**Short task:** Report back each line of the records that contains the string "this".

**Supplied records:**
## BEGIN

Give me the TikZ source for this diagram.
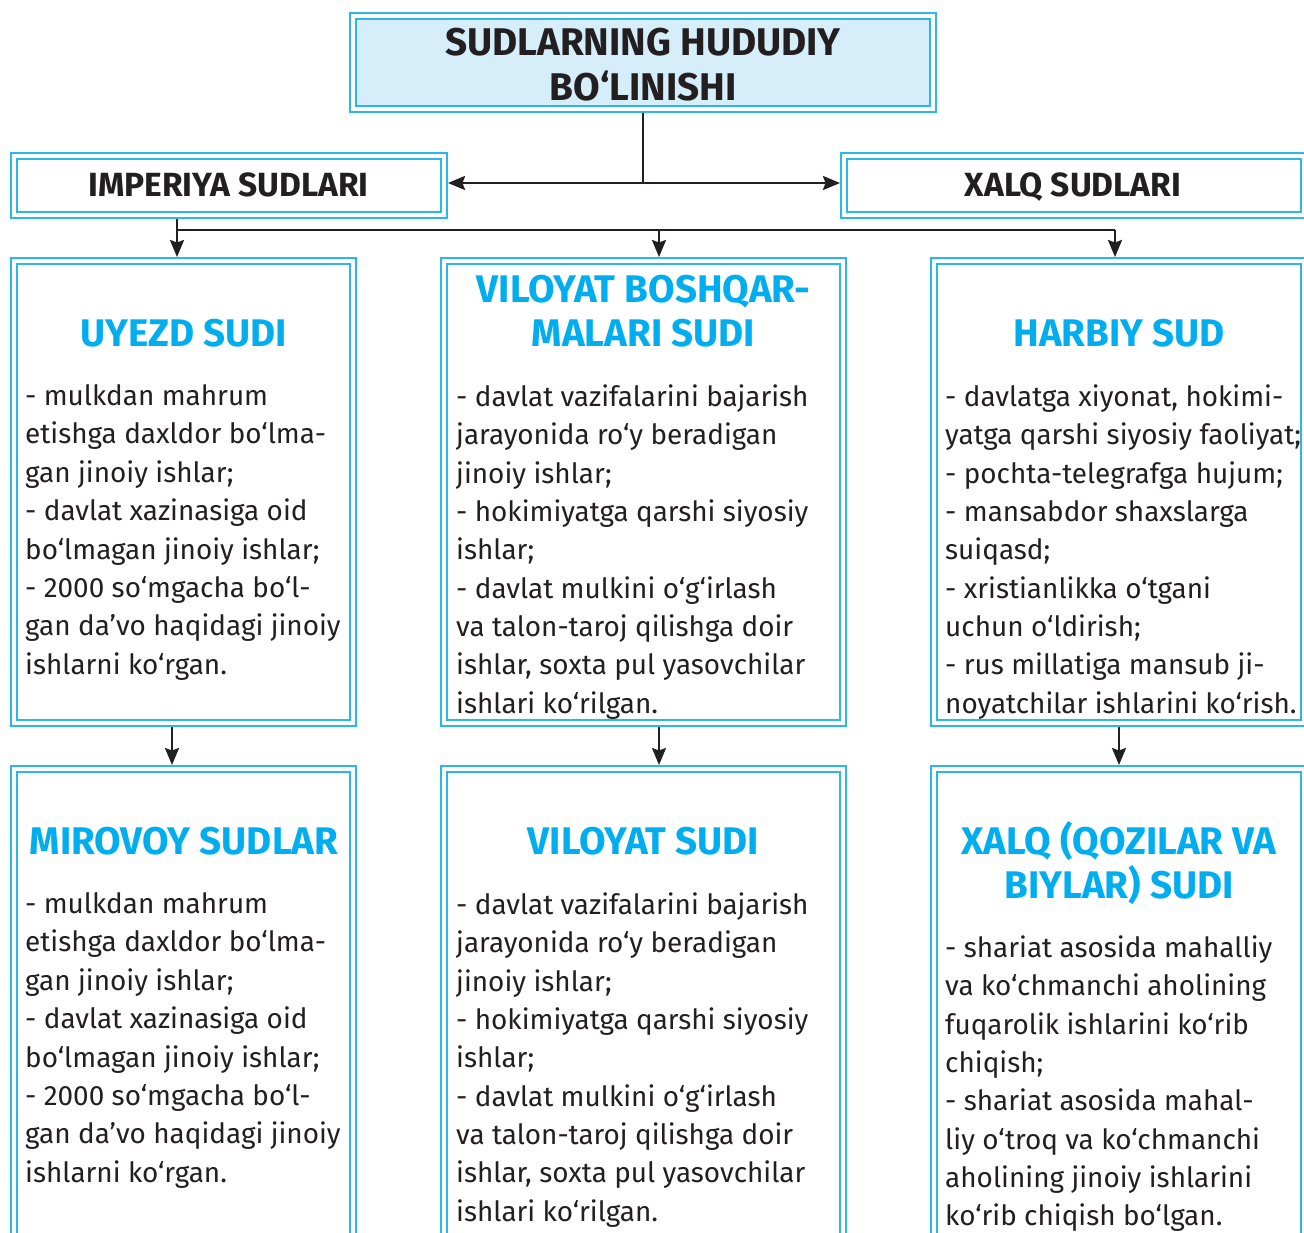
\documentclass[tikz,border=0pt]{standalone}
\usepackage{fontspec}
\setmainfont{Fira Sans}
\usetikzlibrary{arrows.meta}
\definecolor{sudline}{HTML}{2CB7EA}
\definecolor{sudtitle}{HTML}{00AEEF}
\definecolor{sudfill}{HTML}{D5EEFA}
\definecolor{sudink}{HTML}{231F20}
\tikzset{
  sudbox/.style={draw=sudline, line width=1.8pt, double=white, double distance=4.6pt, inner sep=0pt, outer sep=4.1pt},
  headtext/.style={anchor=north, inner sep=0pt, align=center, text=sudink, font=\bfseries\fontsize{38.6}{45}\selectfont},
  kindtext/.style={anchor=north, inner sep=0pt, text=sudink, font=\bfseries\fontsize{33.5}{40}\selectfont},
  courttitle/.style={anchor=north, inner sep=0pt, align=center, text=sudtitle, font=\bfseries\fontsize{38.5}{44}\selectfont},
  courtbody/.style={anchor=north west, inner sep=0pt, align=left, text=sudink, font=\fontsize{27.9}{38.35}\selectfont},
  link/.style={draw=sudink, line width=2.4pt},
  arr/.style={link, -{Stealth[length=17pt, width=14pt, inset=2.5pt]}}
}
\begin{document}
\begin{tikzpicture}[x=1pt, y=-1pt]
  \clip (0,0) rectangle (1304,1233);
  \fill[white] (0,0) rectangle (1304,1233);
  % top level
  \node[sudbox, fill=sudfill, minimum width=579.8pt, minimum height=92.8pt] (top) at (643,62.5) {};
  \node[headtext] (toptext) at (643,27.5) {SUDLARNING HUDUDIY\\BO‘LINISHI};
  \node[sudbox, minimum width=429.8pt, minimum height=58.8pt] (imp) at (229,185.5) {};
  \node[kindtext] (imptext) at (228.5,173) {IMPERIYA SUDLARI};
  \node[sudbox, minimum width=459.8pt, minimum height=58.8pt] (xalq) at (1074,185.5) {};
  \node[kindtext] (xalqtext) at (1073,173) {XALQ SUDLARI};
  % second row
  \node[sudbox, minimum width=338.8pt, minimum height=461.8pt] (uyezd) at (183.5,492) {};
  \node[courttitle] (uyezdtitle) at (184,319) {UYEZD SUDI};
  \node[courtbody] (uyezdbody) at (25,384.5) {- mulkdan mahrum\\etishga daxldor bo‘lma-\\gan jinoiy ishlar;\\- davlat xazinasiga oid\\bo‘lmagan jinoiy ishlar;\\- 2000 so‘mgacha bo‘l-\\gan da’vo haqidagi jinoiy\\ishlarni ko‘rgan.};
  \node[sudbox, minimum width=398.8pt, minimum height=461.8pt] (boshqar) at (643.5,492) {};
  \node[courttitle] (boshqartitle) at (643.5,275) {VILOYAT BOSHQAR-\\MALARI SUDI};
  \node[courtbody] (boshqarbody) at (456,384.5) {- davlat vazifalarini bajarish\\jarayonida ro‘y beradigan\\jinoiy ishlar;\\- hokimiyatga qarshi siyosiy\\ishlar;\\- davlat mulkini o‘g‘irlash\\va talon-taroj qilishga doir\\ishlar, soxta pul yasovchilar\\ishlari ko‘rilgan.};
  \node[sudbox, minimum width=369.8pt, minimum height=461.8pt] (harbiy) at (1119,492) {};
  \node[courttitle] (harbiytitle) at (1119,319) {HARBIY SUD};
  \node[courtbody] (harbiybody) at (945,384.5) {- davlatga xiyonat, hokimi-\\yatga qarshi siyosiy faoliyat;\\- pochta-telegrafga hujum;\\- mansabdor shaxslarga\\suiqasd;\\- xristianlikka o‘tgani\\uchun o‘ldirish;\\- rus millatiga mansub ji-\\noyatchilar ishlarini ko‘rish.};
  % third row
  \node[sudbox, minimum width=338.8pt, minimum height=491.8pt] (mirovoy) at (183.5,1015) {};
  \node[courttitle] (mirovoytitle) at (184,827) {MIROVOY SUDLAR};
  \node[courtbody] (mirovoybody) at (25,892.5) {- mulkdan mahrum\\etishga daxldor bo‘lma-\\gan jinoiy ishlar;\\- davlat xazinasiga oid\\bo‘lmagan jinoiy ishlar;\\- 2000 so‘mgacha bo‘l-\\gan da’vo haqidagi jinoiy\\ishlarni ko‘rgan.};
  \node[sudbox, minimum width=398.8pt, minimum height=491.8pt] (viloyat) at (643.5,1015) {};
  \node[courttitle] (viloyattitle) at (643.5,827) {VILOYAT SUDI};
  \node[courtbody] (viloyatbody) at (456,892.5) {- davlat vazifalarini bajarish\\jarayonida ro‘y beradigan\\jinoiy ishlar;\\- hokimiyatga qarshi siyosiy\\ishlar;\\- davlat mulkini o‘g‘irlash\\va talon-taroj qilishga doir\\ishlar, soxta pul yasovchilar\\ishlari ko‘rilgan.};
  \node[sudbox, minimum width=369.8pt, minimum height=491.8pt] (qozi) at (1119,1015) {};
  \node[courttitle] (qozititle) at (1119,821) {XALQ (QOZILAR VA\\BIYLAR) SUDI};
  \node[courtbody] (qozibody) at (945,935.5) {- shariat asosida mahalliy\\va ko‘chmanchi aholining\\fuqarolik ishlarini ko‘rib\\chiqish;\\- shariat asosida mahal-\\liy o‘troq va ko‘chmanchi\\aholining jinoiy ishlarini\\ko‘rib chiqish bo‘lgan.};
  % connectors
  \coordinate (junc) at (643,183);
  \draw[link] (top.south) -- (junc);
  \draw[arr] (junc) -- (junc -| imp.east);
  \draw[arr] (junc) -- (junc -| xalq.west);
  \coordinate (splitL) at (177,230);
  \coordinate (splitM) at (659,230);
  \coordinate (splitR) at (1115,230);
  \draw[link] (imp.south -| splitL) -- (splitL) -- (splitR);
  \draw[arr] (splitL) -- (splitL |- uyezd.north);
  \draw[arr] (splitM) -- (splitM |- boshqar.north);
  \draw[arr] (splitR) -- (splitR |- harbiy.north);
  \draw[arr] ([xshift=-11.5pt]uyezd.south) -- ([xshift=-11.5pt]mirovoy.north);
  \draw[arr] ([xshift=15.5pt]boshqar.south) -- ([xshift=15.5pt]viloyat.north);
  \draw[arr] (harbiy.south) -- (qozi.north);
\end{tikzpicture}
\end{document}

## END
## BEGIN

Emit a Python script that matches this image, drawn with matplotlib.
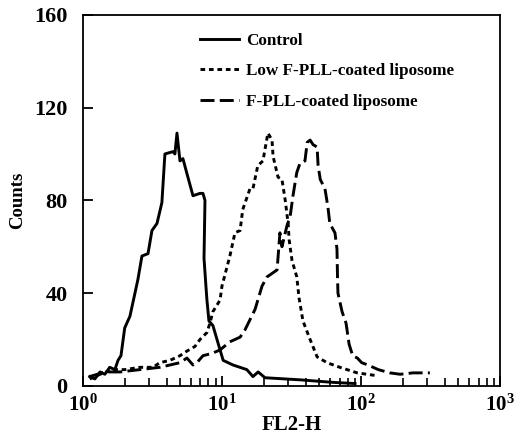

## END

**Task result:**
Give me the TikZ source for this diagram.
Emit a Python script that matches this image, drawn with matplotlib.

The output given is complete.